Sin ir más lejos, en Cunquilla de Vidriales, también hay ejemplos de este fenómeno. Esta pequeña aldea, que apenas alcanza los treinta habitantes, le ha echado el cerrojo al virus a pesar de que, en las localidades del entorno, ya se han dado varios casos. La suerte y el escaso contacto mantienen intacto a un pueblo cuyos habitantes siguen con sus quehaceres e intentan evadirse de una realidad que también les afecta.

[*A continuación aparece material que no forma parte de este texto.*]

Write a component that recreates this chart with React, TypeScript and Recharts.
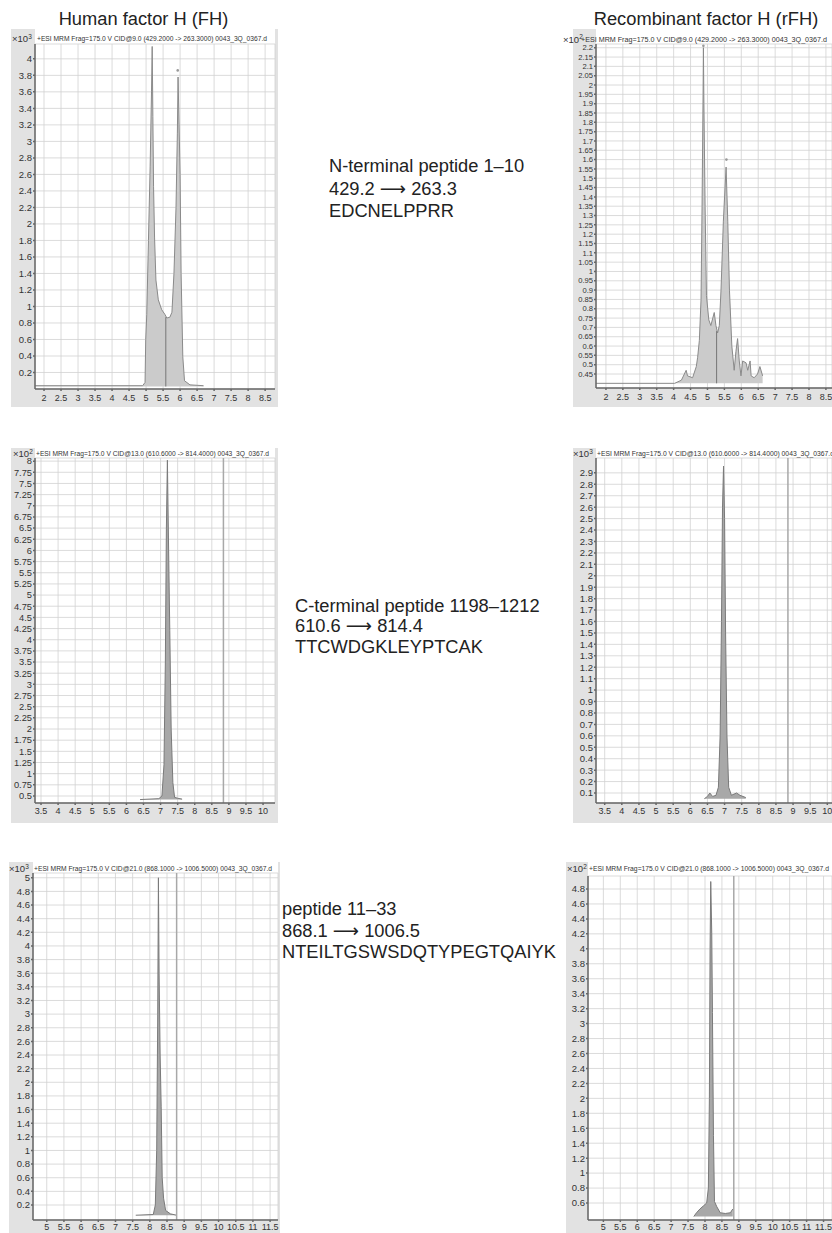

Por lo menos, Ángel Javier Jáñez lo hace con una amplia sonrisa. Y eso que su faena de la mañana del sábado consiste en arreglar un manguito de su tractor: “Aquí tenemos el bar, vamos al campo y estamos tranquilos”, asegura el vecino, mientras sigue enfrascado en su labor. Lo cierto es que, por el alargado discurrir de Cunquilla de Vidriales apenas se ve un alma a eso de las doce del mediodía.

Ángel Javier Jáñez, ante su tractor, en Cunquilla.

Uno de los pocos que aparece, a la entrada de otra de las viviendas, es Pablo Alonso, un hombre que alterna Cunquilla de Vidriales con Sitrama de Tera, donde atiende a su madre. La preocupación por la salud de su familiar marca la actitud de este hombre ante el COVID, más allá de lo que digan las cifras en su entorno: “Aquí también tenemos cuidado”, recalca el vecino, antes de que el sonido del claxon de la panadera despierte al resto de la localidad de su aparente letargo.

Quien acude con el pan es Esmeralda, que ni siquiera sale de su vehículo para repartir. Desde el interior, la profesional cumple con el servicio y continúa su camino en esta nueva normalidad a la que cuesta acostumbrarse. La misma rutina sigue Luis Prieto, que lleva sus hogazas y sus barras desde Santa Croya de Tera hasta Litos, otro de esos lugares que celebra con la máxima prudencia el hecho de aguantar una ola y parte de la siguiente sin recibir al coronavirus.

Esmeralda entrega el pan a una clienta de Cunquilla de Vidriales.jpg

El panadero de esta zona sí se baja de la furgoneta para afirmar que la gente suele ser cuidadosa a la hora de acercarse a los vendedores. Ahora bien, “hay gente mayor a la que hay que insistirle con las medidas de higiene”. Algunas personas, las menos, acuden bajo el amparo de la falsa seguridad que les ofrece el pueblo, con frases como “aquí no pasa nada”. Los múltiples ejemplos que ilustran lo que puede ocurrir bastan para poner en cuestión ese punto de vista.

Al pie del vehículo de Luis, a la hora de hablar de la situación en el pueblo, las vecinas que acuden a por el pan no pierden el tiempo y exigen la apertura del consultorio, más allá de que “no se hayan visto casos”. Entre ellas, María Dolores Cifuentes, que recuerda también que “hay que tener mucho cuidado”. Esta mujer trabaja como cartera rural y ha visto pelar las barbas de varios vecinos en unos lugares próximos que ya han recibido la desagradable visita del COVID.

Luis Prieto vende pan en Litos.

Unos kilómetros más allá, en dirección hacia la Tierra de Alba, Luzdivina Rodríguez termina el paseo previo a la comida por San Martín de Tábara. La receta mágica de este pueblo para dejar fuera al coronavirus también tiene que ver con la ausencia de población: “Para la vacuna de la gripe, nos han llamado de diez en diez y nos basta con cuatro turnos”, resume con claridad la mujer, que incide en el asunto de la atención sanitaria y que confirma que “por lo demás bien”. “Hay que tener cuidado y paciencia”, aclara.

Luzdivina Rodríguez, en San Martín de Tábara.

Algo más cerca de Zamora, en Palacios del Pan, el virus también llega solamente por las noticias. “A ver si sigue así”, subrayan varios vecinos que pasan la hora de la siesta pegados a un sol que todavía calienta. Una de las mujeres del corro añade que la vida tampoco le ha cambiado en exceso con todo esto: “Yo ya no salía mucho, así que sigo bien”. A su lado, José Álvarez, el más hablador, opta por mirar hacia su juventud en lugar de poner el foco en la pandemia.

Ya en la calle principal del pueblo, Ángel Fernández baja montado en su bicicleta y con la pertinente mascarilla: “Ya ves, no queda otra”, comenta. Ese cuidado resulta básico para intentar que el COVID siga sin atrapar a estos lugares donde se repite la misma frase una y otra vez: “A ver si vamos librando”.